La intolerancia emponzoñada no es sino un mecanismo diseñado por mentes cerradas para menospreciar y eliminar todo aquello que, generalmente por miedo a que les eclipse, se les hace demasiado grande. El intolerante, como el envidioso, es un experto en el arte de usar ‘el don del algodón’ del que escribió Quevedo. Utiliza técnicas muy sutiles y orquestadas para fagocitar al enemigo que tiene enfrente, hasta el punto de buscar en ello una forma de ser algo para suplir el hecho de no poder ser alguien. Por eso, la envidia es una forma bastante visible de intolerancia; y el envidioso, un intolerante crónico, que devora sin piedad ni criterio aquello que le hace sombra, sea o no beneficioso incluso para sí mismo. La reflexión de Popper gira en torno a la idea más grave que se puede tener del intolerante, y es que suele disfrazar su intolerancia a través de la suma tolerancia, valiéndose para ello de usar capciosamente conceptos como la democracia, que es bastante más amplia y más lógica que el dispendio pseudointelectual de quienes protagonizan la paradoja de referencia. La consecuencia de este procedimiento es bastante fácil de deducir: si se admite la absoluta tolerancia, se crean grupos y grupúsculos de todas clases y condiciones que se basan en que, en principio, toda la sociedad acepta sus criterios; pero, al final, esos grupos crean lealtades que se convierten en divergencias, y de ahí nace necesariamente el enfrentamiento de unas con otras en busca de su legitimidad. He ahí la suma intolerancia, un laissez faire anárquico que se convierte en totalitario. ¿Le suena esto de algo? A mí, de mucho.
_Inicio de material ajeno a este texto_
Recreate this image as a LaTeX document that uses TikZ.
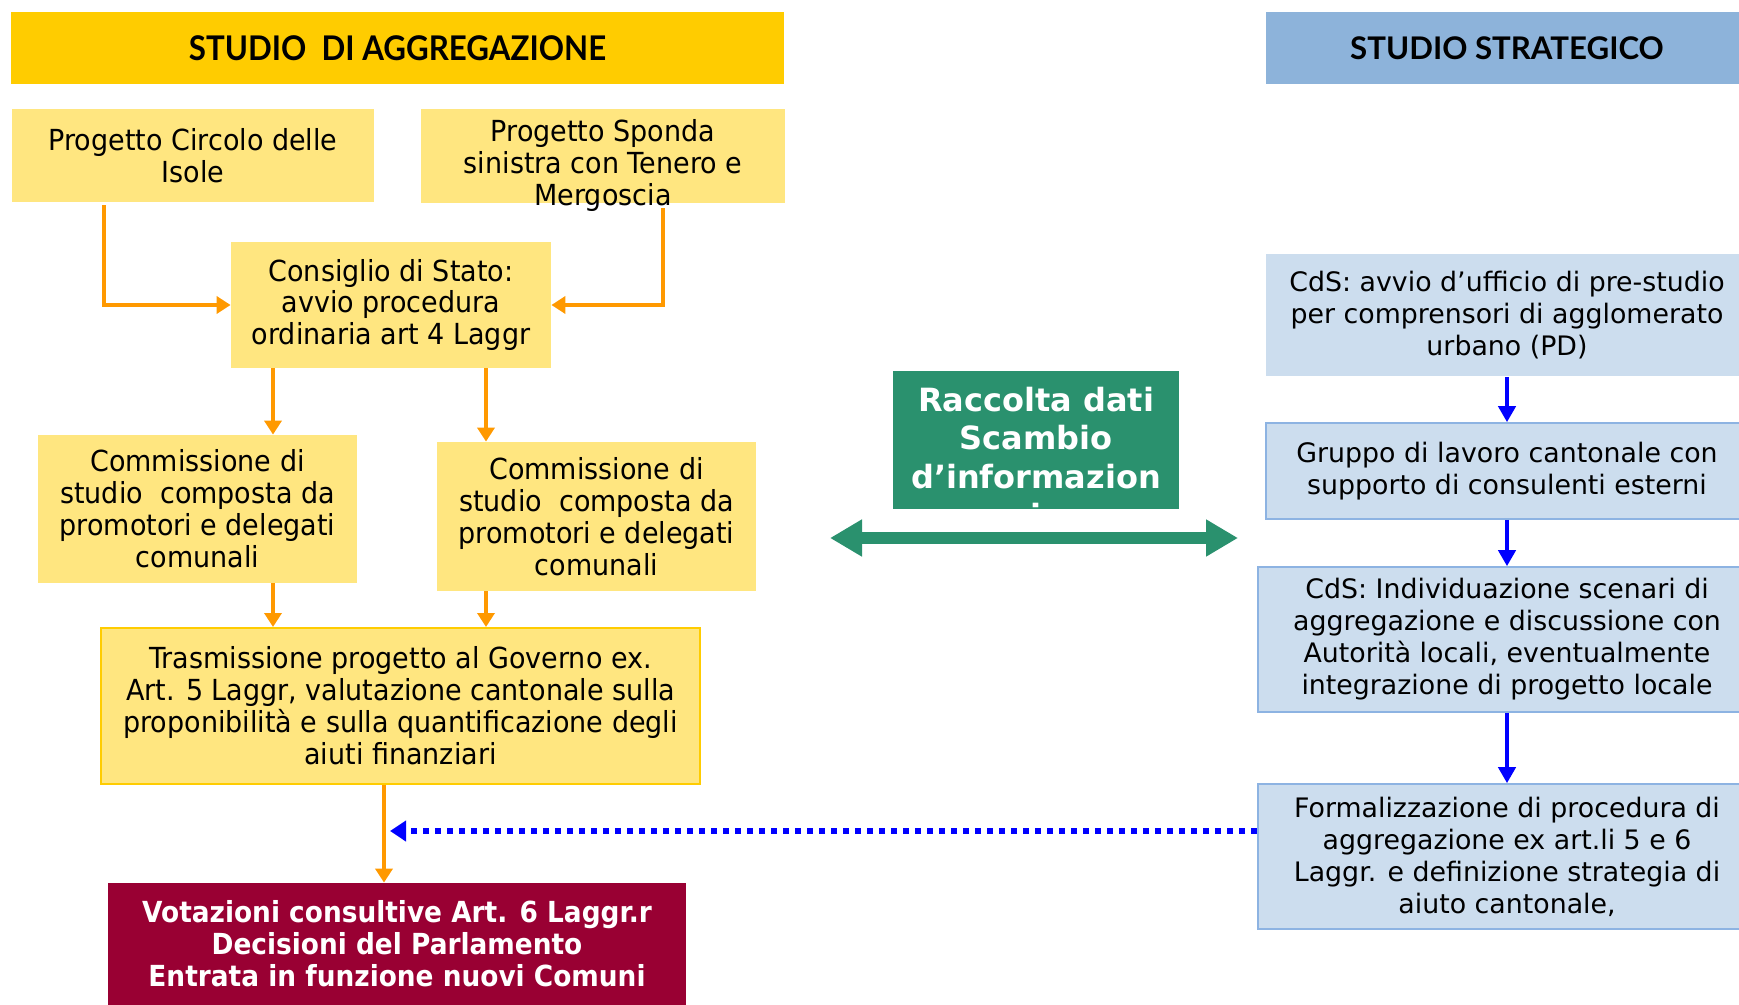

En la lección que saco de Ussía está mi crítica: no se puede permitir ni un minuto más que los españoles sigamos comulgando con ruedas de molino ante cuestiones que son absolutamente intolerables y que van contra los sustratos esenciales de nuestra nación y de nuestra democracia. Sea quien sea quien perpetre cualesquiera atentados contra los rudimentos patrios, hay que decir alto y claro que su actitud es intolerable, pero desde la intolerancia lógica y racional. Lo que el periodista hizo con el escrito que leyó en su vídeo no fue otra cosa que una forma satírica e inteligente de salirse de la insana tolerancia total, manifestando abiertamente aquello que, a su parecer, resulta intolerable. Por lo tanto, se esté o no de acuerdo con él, cuestión que no nos atañe aquí, lo cierto es que su sola voluntad de dejar de ser parte de esa masa de la que hablaba Ortega, de exponer sus consideraciones y de hacer pensar al prójimo lo hace merecedor, como mínimo, del respeto de quien lo lee. Si consideramos, como así parece, que esta suma intolerancia disfrazada es una tendencia en alza, estoy con Chesterton en que «un hombre puede combatir una afirmación con un razonamiento; pero una sana intolerancia es el único modo con que un hombre puede combatir una tendencia».
Es imprescindible acentuar el sentido crítico para poder opinar, para tener el valor de hacerlo y para hacerlo con criterio. Y para conseguirlo, lo primero que se necesita es una educación que lo propicie con eficacia. En eso, los países de nuestro alrededor nos llevan diferencia. El pasado quince de enero leí en El País una columna de Fernando Savater titulada Palabras, donde decía: «una de las cosas admirables que tiene Francia es el tozudo afán de apoyar en la cultura su política tanto nacional como internacional». Y creo sinceramente que cada día somos más los que envidiamos a los franceses en esta concepción de que toda su política está basada en la cultura. En 2021, Savater tiene tanta razón como la tuvo en el siglo XIX Joaquín Costa cuando pidió para los niños de su tiempo despensa y escuela. Ahí está la clave de una sociedad verdaderamente abierta y democrática: en combatir a la intolerancia llamándola por su nombre y apellidos, y en arrebatar sus puestos públicos a quienes, desde esa suma y petulante tolerancia, son sembradores de esa intolerancia camuflada que cada día se nos hace más tediosa. Y para lograrlo, hace falta empezar por lo más básico: despensa y escuela frente a pan y circo.